## [What you have to do]
Copy everything in the listing below word for word, apart from any images.

_ _ _ _ _

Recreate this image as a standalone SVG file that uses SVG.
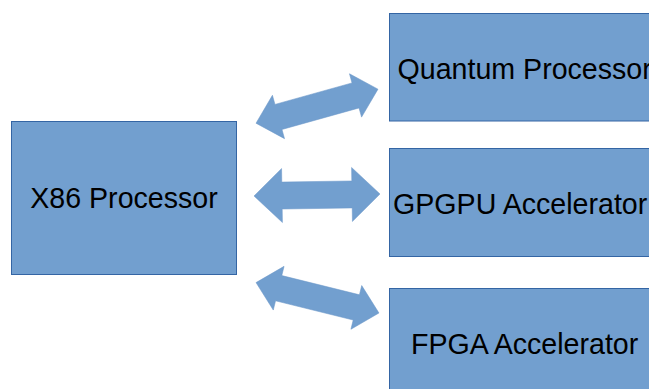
<svg xmlns="http://www.w3.org/2000/svg" width="649" height="389" viewBox="0 0 649 389">
<style>
.box{fill:#729fcf;stroke:#3465a4;stroke-width:1}
.arr{fill:#729fcf;stroke:#6a96c8;stroke-width:0.5}
.t{font-family:"Liberation Sans",Arial,sans-serif;font-size:28.6px;fill:#000}
</style>
<rect width="649" height="389" fill="#fff"/>
<g id="connectors">
<polygon class="arr" transform="translate(317,106.2) rotate(-15.6)" points="-63.3,0 -40,-22.5 -40,-13 40,-13 40,-22.5 63.3,0 40,22.5 40,13 -40,13 -40,22.5"/>
<polygon class="arr" transform="translate(317,195) rotate(-0.9)" points="-63,0 -35,-27 -35,-13.5 35,-13.5 35,-27 63,0 35,27 35,13.5 -35,13.5 -35,27"/>
<polygon class="arr" transform="translate(317.5,297.8) rotate(13.9)" points="-63.3,0 -40,-22.5 -40,-13 40,-13 40,-22.5 63.3,0 40,22.5 40,13 -40,13 -40,22.5"/>
</g>
<g id="x86">
<rect class="box" x="11.5" y="121.5" width="225" height="153"/>
<text class="t" x="124" y="207.5" text-anchor="middle">X86 Processor</text>
</g>
<g id="quantum">
<rect class="box" x="389.5" y="13.5" width="280" height="107.5"/>
<text class="t" x="397.5" y="78.5">Quantum Processor</text>
</g>
<g id="gpgpu">
<rect class="box" x="389.5" y="148.5" width="280" height="108"/>
<text class="t" x="393" y="213.5">GPGPU Accelerator</text>
</g>
<g id="fpga">
<rect class="box" x="389.5" y="288.5" width="280" height="110"/>
<text class="t" x="411" y="353.5">FPGA Accelerator</text>
</g>
</svg>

_ _ _ _ _

## [Answer to the exercise]
Recreate this image as a standalone SVG file that uses SVG.
<svg xmlns="http://www.w3.org/2000/svg" width="649" height="389" viewBox="0 0 649 389">
<style>
.box{fill:#729fcf;stroke:#3465a4;stroke-width:1}
.arr{fill:#729fcf;stroke:#6a96c8;stroke-width:0.5}
.t{font-family:"Liberation Sans",Arial,sans-serif;font-size:28.6px;fill:#000}
</style>
<rect width="649" height="389" fill="#fff"/>
<g id="connectors">
<polygon class="arr" transform="translate(317,106.2) rotate(-15.6)" points="-63.3,0 -40,-22.5 -40,-13 40,-13 40,-22.5 63.3,0 40,22.5 40,13 -40,13 -40,22.5"/>
<polygon class="arr" transform="translate(317,195) rotate(-0.9)" points="-63,0 -35,-27 -35,-13.5 35,-13.5 35,-27 63,0 35,27 35,13.5 -35,13.5 -35,27"/>
<polygon class="arr" transform="translate(317.5,297.8) rotate(13.9)" points="-63.3,0 -40,-22.5 -40,-13 40,-13 40,-22.5 63.3,0 40,22.5 40,13 -40,13 -40,22.5"/>
</g>
<g id="x86">
<rect class="box" x="11.5" y="121.5" width="225" height="153"/>
<text class="t" x="124" y="207.5" text-anchor="middle">X86 Processor</text>
</g>
<g id="quantum">
<rect class="box" x="389.5" y="13.5" width="280" height="107.5"/>
<text class="t" x="397.5" y="78.5">Quantum Processor</text>
</g>
<g id="gpgpu">
<rect class="box" x="389.5" y="148.5" width="280" height="108"/>
<text class="t" x="393" y="213.5">GPGPU Accelerator</text>
</g>
<g id="fpga">
<rect class="box" x="389.5" y="288.5" width="280" height="110"/>
<text class="t" x="411" y="353.5">FPGA Accelerator</text>
</g>
</svg>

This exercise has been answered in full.